An Undersea Cable Could Fill In the Gaps on Fiber-Optic Maps

Africa’s Internet infrastructure suffers from a lack of cable options that don’t run through Europe

3 min read

A world map showing SAEx1 and SAEx2 fiber-optic lines.
SAEx

The first transatlantic telegraph cable—seven copper cables, coated in latex and crudely wrapped in strands of hemp and iron—has nothing on its distant fiber-optical descendants that underpin today’s Internet. And that's setting aside that the first cable failed within weeks of beginning operations in 1858. Now there are over 1.2 million kilometers of fiber wound around the world.

Unfortunately for many Internet users, the current cable layout leaves them with a bit of a raw deal. Take Africa in particular: The continent is less a component of the cable network than an extension of it. Even as Google and Meta set their sights on building entirely new lines that will drastically boost the continent’s capacity, those lines hug well-trodden, predictable routes.

There is one effort that hopes to do what Google and Meta won’t—SAEx, or the Southern Oceans Network. But it’s been slow to come.

The first seafloor cable touched African shores two decades ago; there are dozens of such cables now. To the continent’s west, they tend to run up the coast and to Western Europe. To the east, they typically run through the Red Sea and the Suez Canal into the Mediterranean, or through the waters of the Arabian Sea before they stretch out to India and beyond.

All this means that to get from Africa to the Internet hubs of North America or East Asia, traffic has to go either through the Middle East or Europe. For one, this reinforces historical trade patterns that make Africa dependent on the countries that once conquered it. More practically, traffic going through just a few choke points is vulnerable to disruption, whether from politics or natural disaster.

We already have an example of what happens when a place is quite literally cut off from the physical Internet. Earlier this year, a volcanic eruption in Tonga severed the cable that served the island country, forcing rescue parties to rely on poor-quality satellite connections.

There is, to be fair, enough redundancy in the layout that one event won’t do to the entire African continent’s Internet what Hunga Tonga-Hunga Ha’apai’s eruption did to Tonga’s. But the risks of disruption are still heavier than for other continents, and the latest wave of cables doesn’t change that status quo.

Google’s Equiano runs from Portugal down Africa’s west coast, landing at Lagos and Cape Town. Alphabet says the cable has a capacity of 144 terabits per second. (For comparison, Google’s Durant, from Virginia to France, has a record-holding capacity of 250 Tb/s.)

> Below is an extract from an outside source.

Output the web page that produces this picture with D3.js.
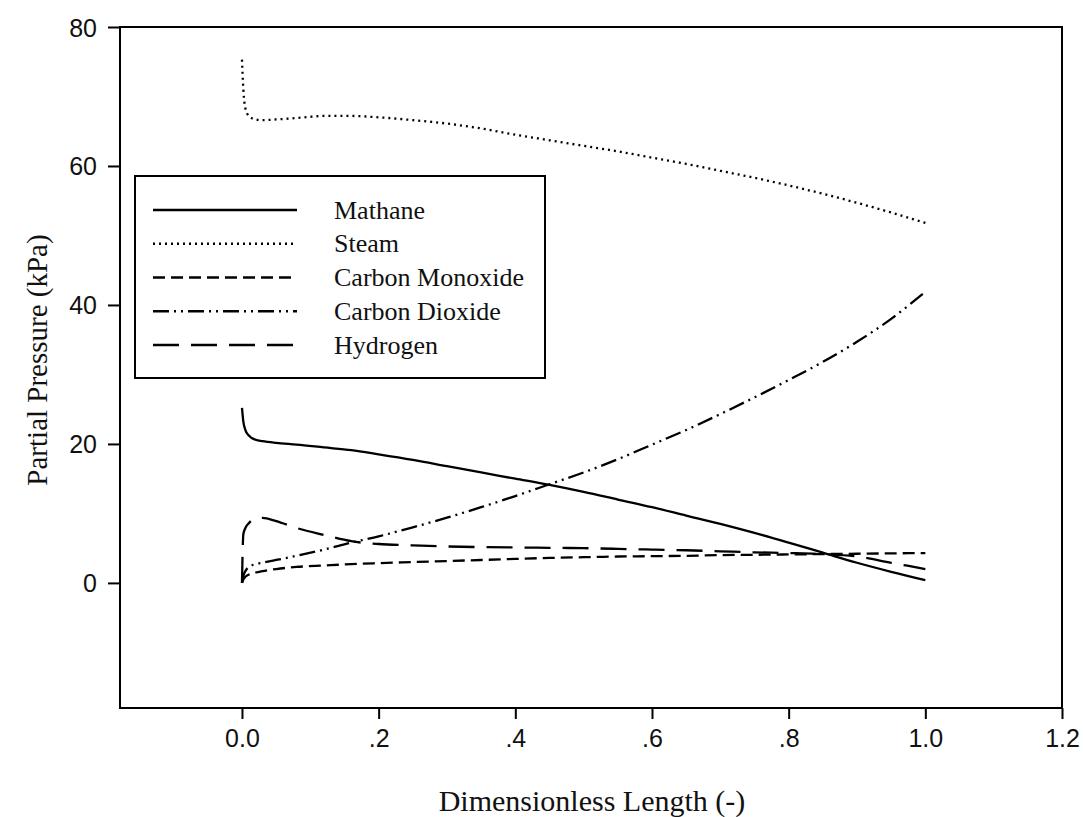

Meta’s plans are even more ambitious. 2Africa surrounds the continent like a necklace, landing at over a dozen countries on all sides. Meta boldly claimed that the completed network would provide “nearly three times the total network capacity of all the subsea cables serving Africa” as of 2021. (A planned extension, Pearls, would also capture numerous countries along the Arabian Sea into the fiber-optic web.) Sections of 2Africa will have a capacity as high as 180 Tb/s.

It’s hard to say that African Internet users won’t benefit from all this Internet connectivity. But there’s reason to treat the plans with some level of skepticism. In addition to placing the cables in the hands of American Internet giants, they simply consolidate even more data and even more traffic along those existing corridors.

It leaves glaring gaps in the southern seas—specifically, the South Atlantic and the Indian Ocean.

The gaps aren’t completely empty. A few cables connect Indian Ocean islands—such as Madagascar, Mauritius, Réunion, and the Seychelles—to the African mainland. There’s also the South Africa Far East cable, running from Cape Town east across the ocean floor to India and Malaysia, but it’s two decades old. And on the other side, there are cables linking Cameroon and Angola with the cable hub that is Fortaleza in Brazil.

After SAEx was first announced in 2011, that was the initial plan: to connect South Africa to Brazil.

But that plan evolved when the project’s backers started to have other ideas of what would make a good link. That meant ramping up plans. First came a plan to extend the Brazilian cable to the United States, then a planned phase 2 cable stretching from South Africa to Singapore.

That second phase “is attractive for some people who want to get from Asia to Latin America without going through the United States for various reasons,” says John Tibbles, a consultant for SAEx. “Or, in the same way, people in the United States who want a completely alternate route from the United States to Singapore.”

Funding issues aren’t the only reason the project has been slow. “The political complexities between the United States and China have made things difficult or slowed down in the last couple of years,” says Tibbles.

It’s a familiar problem to people trying to do these sorts of projects on the African continent. Much of the continent’s digital infrastructure is built by Huawei—South Africa included, where Johannesburg is a major center of the company’s activities. Huawei faces sanctions from the United States, as well as pressure for U.S. companies not to operate with its infrastructure.

But it isn’t an insurmountable obstacle. And if all goes well, then SAEx—specifically its Asian section, the original phase 2—could proceed to construction as soon as later this year.